Half of sub-Saharan Africa’s GDP is accounted for by Nigeria and South Africa, and both countries have long ties with the UK, especially with respect to trade – in other news, medical and educational tourism in the UK has been boosted by “wealthy” Nigerians alike.

What to expect

Referendum agitation

The populist trend that has sparked across Europe and even the US with the emergence of Trump is one to look out for on the African continent especially for the most populous black nation, Nigeria.

Brexit has given more motivation to Biafran agitators who have been calling for a separate state; a few protests have broken out in the Eastern part of Nigeria.

The agitation for the separate state has existed in tones, both hushed and not, since the 1960s, following the civil unrest that broke out in Nigeria soon after her independence, though it is still uncertain if a public vote would be made as regards the subject as many proponents of Nigeria have said that the “unity of Nigeria is unnegotiable.”

Trade deals and agreements

Trade relations between the African continent and the EU, which are defined by the Cotonou Agreement of 2000, as well as a series of so-called Economic Partnership Agreements between the EU and Regional Economic Communities (RECs), would definitely need some refiguring as the old agreements outlining bilateral relations in terms of the exchange of goods and services no longer have Britain privy to it.

According to research from Barclays, Brexit’s economic impact on Africa, and particularly sub-Saharan Africa, could be damaging to the continent’s development. Barclays argues that the referendum will materially affect growth on the continent, with growth in sub-Saharan Africa expected to half to just 1.4 percent and a much slower pace in the coming years especially for sub-Saharan Africa’s three biggest economies: Angola, Nigeria, and South Africa, which account for nearly three-fifths of the region’s GDP.

Reduced external concerns

Another impact of Brexit on Africa would be the end of British external concerns or as described by many “outwardness” – Britain’s concern with global development issues.

From an African perspective, aid to the continent has helped in many development spheres such as support for African peacekeeping forces, education, fighting HIV/AIDS, malaria, tuberculosis, and other diseases as well as eliminate outstanding debts of the poorest countries.

Britain’s share of payments to the European Development Fund (EDF), the European Union’s main vehicle for providing development aid to Africa, is around 14 percent, a third after France and Germany. Brexit could lead to a retrenchment from outwardness with possible negative implications on the UK’s development initiatives and this is not good news for aid recipients.

Concerns are also running high in terms of security.
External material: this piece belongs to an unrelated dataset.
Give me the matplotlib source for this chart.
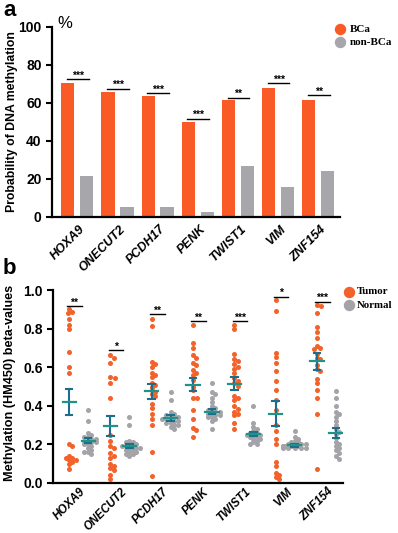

Britain had an influence on setting EU policy for Somalia by ensuring that the EU funds costs of the African Union Mission in Somalia (AMISOM), that protects the Somali Federal Government from the extremist militant group al-Shabab, but as Brexit goes into effect the mechanism for stabilizing such a country, will no longer exist leaving room for re-emergence of terrorism in that region of the continent.

90 percent of AMISOM’s costs were paid for through the African Peace Facility (APF), an EU funding mechanism set up to support peace- and capacity-building operations on the continent.

In light of such development as noticed around the world, the African continent can no longer hide behind the excuse of “third-world” or “developing”. One wonders why the wave of populism hasn’t driven regional bodies on the continent to deliver on people-centric reforms that will propel the individual countries and the Africa as a whole towards self-sufficiency.

As Brexit takes shape, other countries globally either through leaders or citizen-enabled engagements have started to push for more populist views, in Africa’s best interest, there is no time like the present for the continent to shift from external dependency to self-sufficiency built on intra- and inter-African relations.